Sad to break up  @DCMS because it works. Dept has tragically lacked profile of late despite being most effective in Whitehall.  Track record in tech, digital, gigabit roll out, telecoms, data speaks for itself.

‘Most effective in Whitehall’ are four words doing an awful lot of heavy lifting here, and Dorries inevitably presents no evidence to support this claim. But then this is the Secretary of State who didn’t know how Channel 4 television is funded during her vendetta - sorry, policy-driven efforts - to privatise it. 

Or who looked plain baffled when told that she shouldn’t be sharing her Netflix password, not a great look for someone supposedly in charge of media and culture. 

Or who was the woman in charge of digital and media who told us how we were all busy “downstreaming” stuff from the internet, which was, she assured us, about ten years old. 

Anyway you get the picture. In my personal opinion, if Nadine reckons this latest is a bad move, then that’s good enough for me - let’s go for it! (As for the lacking profile of late comment, read the sub-text there from someone who’s now hosting her own fawning chat show on a right-leaning TV channel that almost no-one watches!)

Dumping ground 

That aside, there are good reasons to welcome this re-arrangement of responsibilities. DCMS has been, as the W1A comment above suggests, something of a smorgasbord of duties. It’s been the Whitehall equivalent of the cupboard under the stairs where you dump all those things that you have cluttering up the place, but you don’t really know where to put them. 
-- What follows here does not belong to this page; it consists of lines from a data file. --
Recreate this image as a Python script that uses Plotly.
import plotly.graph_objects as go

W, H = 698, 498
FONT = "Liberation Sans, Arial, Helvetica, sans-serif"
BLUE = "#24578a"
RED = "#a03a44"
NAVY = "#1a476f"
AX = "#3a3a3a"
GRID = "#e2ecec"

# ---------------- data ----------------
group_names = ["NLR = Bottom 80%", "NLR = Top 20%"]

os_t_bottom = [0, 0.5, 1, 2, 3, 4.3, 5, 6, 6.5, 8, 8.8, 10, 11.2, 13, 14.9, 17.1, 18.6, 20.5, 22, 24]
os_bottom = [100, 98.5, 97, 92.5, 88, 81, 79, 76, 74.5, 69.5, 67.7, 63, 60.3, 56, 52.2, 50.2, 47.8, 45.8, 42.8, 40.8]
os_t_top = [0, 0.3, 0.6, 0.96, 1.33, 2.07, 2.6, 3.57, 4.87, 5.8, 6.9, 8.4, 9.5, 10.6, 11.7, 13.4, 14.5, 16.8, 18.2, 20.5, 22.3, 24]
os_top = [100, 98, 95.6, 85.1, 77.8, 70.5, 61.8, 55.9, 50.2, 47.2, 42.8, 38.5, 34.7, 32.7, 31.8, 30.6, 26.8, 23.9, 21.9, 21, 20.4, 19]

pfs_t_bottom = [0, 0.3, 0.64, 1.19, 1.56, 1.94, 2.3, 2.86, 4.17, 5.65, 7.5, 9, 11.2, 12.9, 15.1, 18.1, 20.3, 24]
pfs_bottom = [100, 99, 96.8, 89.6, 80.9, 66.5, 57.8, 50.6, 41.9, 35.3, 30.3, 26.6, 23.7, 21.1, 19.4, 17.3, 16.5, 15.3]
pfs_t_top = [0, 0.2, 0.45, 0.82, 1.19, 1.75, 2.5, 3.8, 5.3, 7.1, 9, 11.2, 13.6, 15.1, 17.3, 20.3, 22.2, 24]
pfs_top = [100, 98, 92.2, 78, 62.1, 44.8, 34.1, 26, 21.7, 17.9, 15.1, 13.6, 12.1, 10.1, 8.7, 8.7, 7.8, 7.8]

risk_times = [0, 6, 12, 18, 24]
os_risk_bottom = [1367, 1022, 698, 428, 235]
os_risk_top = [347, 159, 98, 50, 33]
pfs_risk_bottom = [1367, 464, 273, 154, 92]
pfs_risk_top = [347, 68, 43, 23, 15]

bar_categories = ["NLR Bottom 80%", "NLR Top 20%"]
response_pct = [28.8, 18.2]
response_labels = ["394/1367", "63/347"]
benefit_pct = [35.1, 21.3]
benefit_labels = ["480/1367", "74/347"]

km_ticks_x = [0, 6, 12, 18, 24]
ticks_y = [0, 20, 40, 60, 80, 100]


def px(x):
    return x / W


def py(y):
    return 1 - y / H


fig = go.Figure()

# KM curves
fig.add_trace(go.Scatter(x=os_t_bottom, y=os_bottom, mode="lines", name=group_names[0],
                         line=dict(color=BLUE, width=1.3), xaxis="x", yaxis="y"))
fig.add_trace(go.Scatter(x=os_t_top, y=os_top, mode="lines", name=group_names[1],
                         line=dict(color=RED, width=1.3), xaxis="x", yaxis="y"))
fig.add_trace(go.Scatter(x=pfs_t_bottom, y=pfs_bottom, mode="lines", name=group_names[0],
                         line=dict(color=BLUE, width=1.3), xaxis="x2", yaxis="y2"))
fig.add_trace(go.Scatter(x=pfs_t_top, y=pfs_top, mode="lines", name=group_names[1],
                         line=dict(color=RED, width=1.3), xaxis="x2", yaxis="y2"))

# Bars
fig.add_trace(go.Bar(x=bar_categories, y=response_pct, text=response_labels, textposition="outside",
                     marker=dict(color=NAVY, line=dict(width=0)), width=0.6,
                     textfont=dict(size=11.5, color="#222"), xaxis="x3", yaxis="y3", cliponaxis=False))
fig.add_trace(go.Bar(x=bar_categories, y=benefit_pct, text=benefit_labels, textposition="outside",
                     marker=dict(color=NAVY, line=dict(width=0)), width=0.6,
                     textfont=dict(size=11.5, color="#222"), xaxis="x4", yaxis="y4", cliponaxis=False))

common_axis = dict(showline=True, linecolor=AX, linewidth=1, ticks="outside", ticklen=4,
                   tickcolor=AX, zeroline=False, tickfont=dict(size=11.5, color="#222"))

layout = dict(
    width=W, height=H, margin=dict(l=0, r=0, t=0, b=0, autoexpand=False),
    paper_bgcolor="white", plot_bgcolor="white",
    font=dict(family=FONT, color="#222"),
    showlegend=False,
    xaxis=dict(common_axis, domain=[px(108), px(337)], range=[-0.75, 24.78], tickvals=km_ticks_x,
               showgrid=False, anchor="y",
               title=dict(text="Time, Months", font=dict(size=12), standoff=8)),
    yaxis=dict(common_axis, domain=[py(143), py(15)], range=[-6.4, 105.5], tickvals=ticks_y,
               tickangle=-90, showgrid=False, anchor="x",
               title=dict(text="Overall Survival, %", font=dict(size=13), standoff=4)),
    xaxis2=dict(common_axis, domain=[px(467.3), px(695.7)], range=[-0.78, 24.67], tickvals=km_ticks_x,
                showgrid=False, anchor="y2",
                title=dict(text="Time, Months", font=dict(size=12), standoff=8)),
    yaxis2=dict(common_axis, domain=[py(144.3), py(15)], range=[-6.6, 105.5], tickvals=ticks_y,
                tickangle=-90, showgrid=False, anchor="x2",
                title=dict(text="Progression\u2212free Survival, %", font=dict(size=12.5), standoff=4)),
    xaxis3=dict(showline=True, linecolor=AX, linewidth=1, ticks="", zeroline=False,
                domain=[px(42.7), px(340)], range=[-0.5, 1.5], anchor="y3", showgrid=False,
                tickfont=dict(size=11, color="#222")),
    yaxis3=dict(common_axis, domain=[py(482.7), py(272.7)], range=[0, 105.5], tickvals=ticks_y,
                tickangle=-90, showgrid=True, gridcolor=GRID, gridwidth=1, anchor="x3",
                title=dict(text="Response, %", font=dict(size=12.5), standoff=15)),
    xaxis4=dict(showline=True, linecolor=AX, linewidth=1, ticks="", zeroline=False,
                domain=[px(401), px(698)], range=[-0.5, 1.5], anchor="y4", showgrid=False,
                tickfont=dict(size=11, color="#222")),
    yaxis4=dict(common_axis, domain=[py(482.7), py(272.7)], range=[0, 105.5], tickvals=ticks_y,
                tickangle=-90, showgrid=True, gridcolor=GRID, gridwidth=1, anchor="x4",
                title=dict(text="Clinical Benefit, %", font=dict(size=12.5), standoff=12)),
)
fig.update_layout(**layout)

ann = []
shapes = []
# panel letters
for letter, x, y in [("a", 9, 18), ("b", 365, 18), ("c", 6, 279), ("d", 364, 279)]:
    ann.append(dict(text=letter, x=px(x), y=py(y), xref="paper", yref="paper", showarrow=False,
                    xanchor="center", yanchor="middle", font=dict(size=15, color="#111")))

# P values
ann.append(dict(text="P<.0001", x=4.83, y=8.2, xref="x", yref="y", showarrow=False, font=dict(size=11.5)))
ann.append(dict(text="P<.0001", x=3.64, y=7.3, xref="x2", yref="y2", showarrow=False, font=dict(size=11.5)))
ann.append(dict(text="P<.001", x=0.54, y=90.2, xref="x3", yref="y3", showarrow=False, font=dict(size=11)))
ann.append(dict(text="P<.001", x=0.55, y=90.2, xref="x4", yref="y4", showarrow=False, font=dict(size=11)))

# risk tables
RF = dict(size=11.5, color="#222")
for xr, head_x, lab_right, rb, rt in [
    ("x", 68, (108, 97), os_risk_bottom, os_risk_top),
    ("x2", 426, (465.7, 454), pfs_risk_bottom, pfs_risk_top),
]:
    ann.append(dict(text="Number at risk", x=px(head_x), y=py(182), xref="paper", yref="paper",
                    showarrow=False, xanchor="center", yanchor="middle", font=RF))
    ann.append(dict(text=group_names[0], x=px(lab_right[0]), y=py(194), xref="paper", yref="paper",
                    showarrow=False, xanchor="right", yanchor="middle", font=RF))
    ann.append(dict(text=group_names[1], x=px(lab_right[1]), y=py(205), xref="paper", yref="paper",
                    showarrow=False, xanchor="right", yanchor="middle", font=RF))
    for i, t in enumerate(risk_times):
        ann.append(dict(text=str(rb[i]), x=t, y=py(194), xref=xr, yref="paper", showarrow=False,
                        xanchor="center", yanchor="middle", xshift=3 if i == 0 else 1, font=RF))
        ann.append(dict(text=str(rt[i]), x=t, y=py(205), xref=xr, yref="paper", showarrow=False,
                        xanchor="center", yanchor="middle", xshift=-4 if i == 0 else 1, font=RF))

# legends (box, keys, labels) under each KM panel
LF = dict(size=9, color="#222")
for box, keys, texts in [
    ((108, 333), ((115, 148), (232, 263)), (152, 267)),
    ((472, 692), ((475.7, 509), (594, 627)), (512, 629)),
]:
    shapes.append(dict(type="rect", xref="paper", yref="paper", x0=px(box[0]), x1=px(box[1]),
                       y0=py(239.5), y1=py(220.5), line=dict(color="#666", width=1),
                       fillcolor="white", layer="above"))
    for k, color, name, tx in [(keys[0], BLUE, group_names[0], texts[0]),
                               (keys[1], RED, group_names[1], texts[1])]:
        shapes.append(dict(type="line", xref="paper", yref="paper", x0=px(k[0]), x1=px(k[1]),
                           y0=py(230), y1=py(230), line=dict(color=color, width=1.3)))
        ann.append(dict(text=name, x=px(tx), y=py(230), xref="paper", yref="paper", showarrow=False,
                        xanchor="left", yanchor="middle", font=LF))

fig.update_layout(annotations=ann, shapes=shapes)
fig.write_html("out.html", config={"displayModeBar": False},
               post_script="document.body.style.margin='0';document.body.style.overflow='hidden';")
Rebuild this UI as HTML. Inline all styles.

The leadership on show has not exactly been astounding either. Another former occupant of the DCMS hot seat was Matt Hancock. In the days before his attention turned to snogging his special advisor, chowing down on kangaroo genitalia, and ditching whatever remained of his dubious credibility for a £330,000 price tag, Hancock spent a happy few years popping in front of any TV camera he came across to promise super fast broadband for all - again and again and again and again - and making such spurious claims about the state of the UK’s network infrastructure that some of us suspected he was in fact a remote worker for the BT press office! He was also the guy who assured us he was going to tough it out with Mark Zuckerberg and bring Facebook into line - until the details of the meeting were leaked and the reality of the conversation was exposed. 

To be fair, Donelan’s time in charge has been more constructive. She’s ditched Dorries demented dreams for Channel 4, and the controversial Online Safety Bill has been stalled while some of the more contentious aspects are addressed. (It’s interesting to note that this Bill remains with DCMS and won’t be coming with Donelan to the new Science department. Perhaps she can hear it ticking?)

But in this day and age, the notion that Digital is something that can be lumped in with the Olympics or the National Opera House is ludicrous. So a move to a more suitable environment is long overdue. 

Now, deliver!

As to those ambitions for this new department, the proof will come with delivery - and we have been here before in terms of UK ambition.

Back in the 1960s, the then-Prime Minister Harold Wilson was bigging up the idea of the ‘white heat’ of technology, but in the event, it hardly reached a rolling boil.

Mrs Thatcher cheerily sold off the nation’s telecoms infrastructure to an effectively privatized monopoly and condemned the country to decades of lack of investment in the kind of infrastructure a digital economy needs.

Meanwhile Tony Blair was entranced by the idea of what he called ‘modernity’, but all that led to was a multi-billion pound disaster in the shape of the NHS National Programme for IT and an obsession with enforced ID cards that continues to this day

Will things be any better this time around? Time will tell. The timing of this re-org isn’t great. Clearly it’s part of new - or do we call him current, given the turnover of late? - PM Rishi Sunak’s attempts to make a mark and he has spoken enthusiastically in the past about technology innovation. (He’s pretty well-connected when it comes to IT movers and shakers…)

But there’s less than two years to go until the next UK General Election has to be held and in terms of ‘getting things done’, considerably less than that once the electioneering gets underway. Getting a new government department up and running isn’t something you can do overnight. And unless something radical happens in the polls, the current standing of the various runners and riders suggests that it might not be Donelan’s party that ends up in charge on the other side of the vote. 

There’s also the long shadow cast by the DCMS’ decision last month to pull its £12 million annual funding from Tech Nation, the UK investment operation that has supported start-ups such as Monzo, Ocado and Deliver in the past. The organization relied on the government grant to carry out its work and will now be shuttering its doors on 31 March as the money is handed over to Barclays Bank and its Eagle Labs arm instead. According to DCMS, the decision was taken “to make the Digital Growth Grant competitive”. If that’s the sort of quality decision-making we can expect from the new department, then those deckchairs will need another look.